Keratin Treatment Pros
Smoother, shinier hair. Keratin smooths over the cuticle, which can reduce frizz and give hair a glossy look. The keratin also bonds the hair, temporarily reducing the look of split ends.
Manageable hair. If your client’s hair is frizzy or thick, a keratin treatment can smooth down the cuticle to make it more manageable and reduce the amount of heat applied to the hair. Since the cuticle is smoothed down, the client won’t need to use heat appliances as much as before, thus less heat damage to the hair.
Potentially long lasting. Keratin treatment aftercare is key to the longevity of the service. Aftercare instructions to not wash the hair too often (2–3 times per week is recommended, and less is ideal) can make the treatment last up to 6 months.
Can be used on color-treated hair. If your client has color-treated hair, keratin treatment aftercare is key.
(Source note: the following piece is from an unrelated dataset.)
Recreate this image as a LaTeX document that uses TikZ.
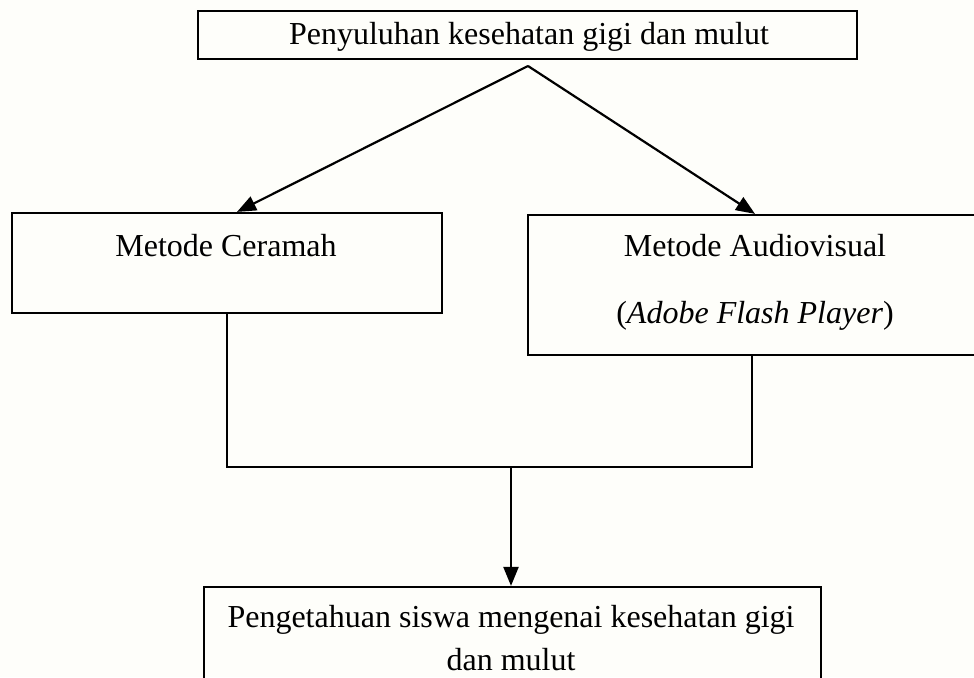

Again, the products they use at home and how often they wash their hair is going to be important to the longevity and integrity of their keratin-treated hair.
Keratin Treatment Cons
Cost. A keratin treatment can be a costly service depending on which kind and how often the service is done. A single treatment can range anywhere from $250 to $500, not including tip. It is suggested that the treatment not be done more than 3–4 times a year, as it can start to damage the hair if done too often. To give your clients the best benefits of a keratin treatment, summer is usually the preferable time to get it done, especially in humid climates to reduce frizz.
Chemicals. Some keratin treatments contain formaldehyde, which can be dangerous and cause respiratory issues if inhaled. Not all treatments contain formaldehyde, but it has been an actively popular ingredient in many formulas due to the straightening and bonding benefits it has on the hair. Note that some formulas that do not contain formaldehyde may not be as effective in straightening the hair.
Maintenance. Keratin treatment maintenance can be a struggle for some clients. If they are avid swimmers, they will want to avoid getting their hair wet in the pool—chlorine can break down the bonding agents in a keratin treatment. A swimmer’s cap is always recommended when swimming in a pool with chlorine.
Post-treatment investment in hair products. Shampoos and conditioners that do not contain sodium chloride and sulfates are recommended, so clients may need to invest more money in their at-home routine post keratin treatment. Also, you should recommend avoiding salt-based sprays or creams.
Not for everyone. If you have a client who is pregnant or a client who has damaged, ultrafine, or brittle hair, a keratin treatment will further compromise the integrity of the hair.
To recap: If both you and your client are debating whether a keratin treatment is right, have an in-depth consultation. The above keratin treatment pros and cons are great talking points with to determine your client’s lifestyle, what they are looking to get out of the treatment, and what they expect from aftercare.